Thermochemistry is the branch of chemistry which describes the changes occurring in the chemical reaction due to the presence of heat.

According to the flow of heat, the chemical reaction can be defined as the exothermic and endothermic reaction. Exothermic reactions are those reactions which occur when the heat is provided to the reactants whereas the endothermic reactions are those which releases heat energy after the chemical reaction occurs.


Laws of Thermochemistry

Thermochemistry can be defined as the change in the heat of the chemical reaction. Here, change in heat can be defined by the equations.

Thermochemistry can follow the law:

  • Change in the heat is directly proportional to how the moles of substance reacts to form the balanced moles of product.

  • Magnitude of change in heat in the reaction is equal to the opposite of the sign of the reverse reaction.

  • The change in heat in the reaction can be defined by Hess's law which states that the change in heat is equal to the resultant reaction to the magnitude of the change in heat of the small reaction involved.

$\text{Resultant} \ \text{reaction} \ = \ \text{Reaction} \ 1 + \text{Reaction} \ 2$

$\Delta \ H_R \ = \Delta H_1 + \Delta H_2$


Difference Between Thermodynamics and Thermochemistry

Both thermodynamics and thermochemistry are the study of heat in the reaction. There are some differences in thermodynamics and thermochemistry because of the purpose. Thermodynamics tells about the rate of the flow of heat whereas thermochemistry can be defined as the type of chemical reaction which happens due to the absorption heat and releasing heat.


Key Features

  • Chemical reaction can be defined as the reactants react to form products with the help of the initiator or catalysts.

  • Thermodynamics can be defined as the transformation of one energy into the other energy.

  • Thermochemistry is the branch of chemistry which describes the changes occurring in the chemical reaction due to the presence of heat.

  • Exothermic reactions are those reactions which occur when the heat is provided to the reactants whereas the endothermic reactions are those which releases heat energy after the chemical reaction occurs.

  • Hess’s Law states that the change in heat is equal to the resultant reaction to the magnitude of the change in heat of the small reaction involved.

Interesting Facts

  • In cold countries, the thermometer is more filled with alcohol than mercury because alcohol has a lower freezing point than mercury.

  • The only perfect body which is called isolated is our Universe.

  • The energy absorbed and released by any object can be determined by thermochemistry.

Competitive Exams after 12th Science

FAQs on Thermodynamics and Thermochemistry

1. What do you mean by thermodynamics?

The transformation of heat energy into some useful energy to do work.
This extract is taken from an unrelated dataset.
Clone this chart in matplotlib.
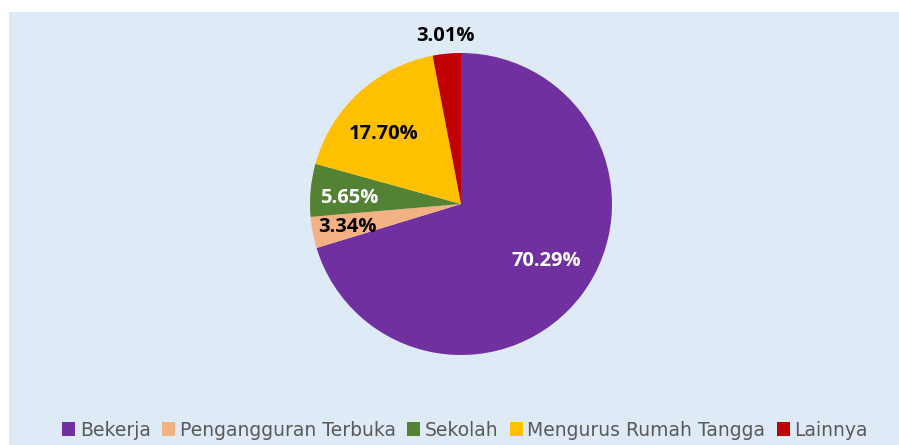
import matplotlib
matplotlib.use('Agg')
import matplotlib.pyplot as plt
from matplotlib.patches import Rectangle, Patch
import numpy as np

labels = ['Bekerja', 'Pengangguran Terbuka', 'Sekolah', 'Mengurus Rumah Tangga', 'Lainnya']
values = [70.29, 3.34, 5.65, 17.70, 3.01]
colors = ['#7030A0', '#F4B183', '#548235', '#FFC000', '#C00000']
label_colors = ['white', 'black', 'white', 'black', 'black']
label_radius = [0.68, 0.77, 0.74, 0.69, 1.12]
label_shift = [3.0, 0.5, 2.0, 5.0, 0.0]  # degrees, nudges label off the wedge middle

fig = plt.figure(figsize=(8.99, 4.45), dpi=100)
fig.patch.set_facecolor('white')

# light blue chart area, behind the pie
fig.patches.append(Rectangle((9 / 899, 0), 1, (445 - 12) / 445,
                             transform=fig.transFigure, facecolor='#DEEAF6',
                             edgecolor='none', zorder=-1))

ax = fig.add_axes([310 / 899, 90 / 445, 302 / 899, 302 / 445])
ax.set_facecolor('none')
wedges, _ = ax.pie(values, colors=colors, startangle=90, counterclock=False,
                   radius=1.0, wedgeprops=dict(linewidth=0))
ax.set_xlim(-1, 1)
ax.set_ylim(-1, 1)
ax.set_aspect('equal')
ax.axis('off')

for w, v, c, r, s in zip(wedges, values, label_colors, label_radius, label_shift):
    ang = np.deg2rad((w.theta1 + w.theta2) / 2 + s)
    ax.text(r * np.cos(ang), r * np.sin(ang), f'{v:.2f}%', ha='center', va='center',
            color=c, fontsize=14.5, fontweight='bold', family='Open Sans')

handles = [Patch(facecolor=c, edgecolor='none') for c in colors]
leg = fig.legend(handles, labels, loc='center', bbox_to_anchor=(465 / 899, 15 / 445),
                 ncol=5, frameon=False, handlelength=0.7, handleheight=0.7,
                 handletextpad=0.25, columnspacing=0.6,
                 prop={'family': ['Liberation Sans Narrow', 'DejaVu Sans'], 'size': 13.5})
for t in leg.get_texts():
    t.set_color('#595959')

fig.savefig('out.png', dpi=100)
Thermodynamics can be defined by the flow of heat.

2. What do you mean by the exothermic and endothermic reaction? 

Exothermic reactions are those reactions which occur when the heat is provided to the reactants whereas the endothermic reactions are those which release heat energy after the chemical reaction occurs. 

3. What is Hess’s law?

Hess’s law states that the change in heat is equal to the resultant reaction to the magnitude of the change in heat of the small reaction involved.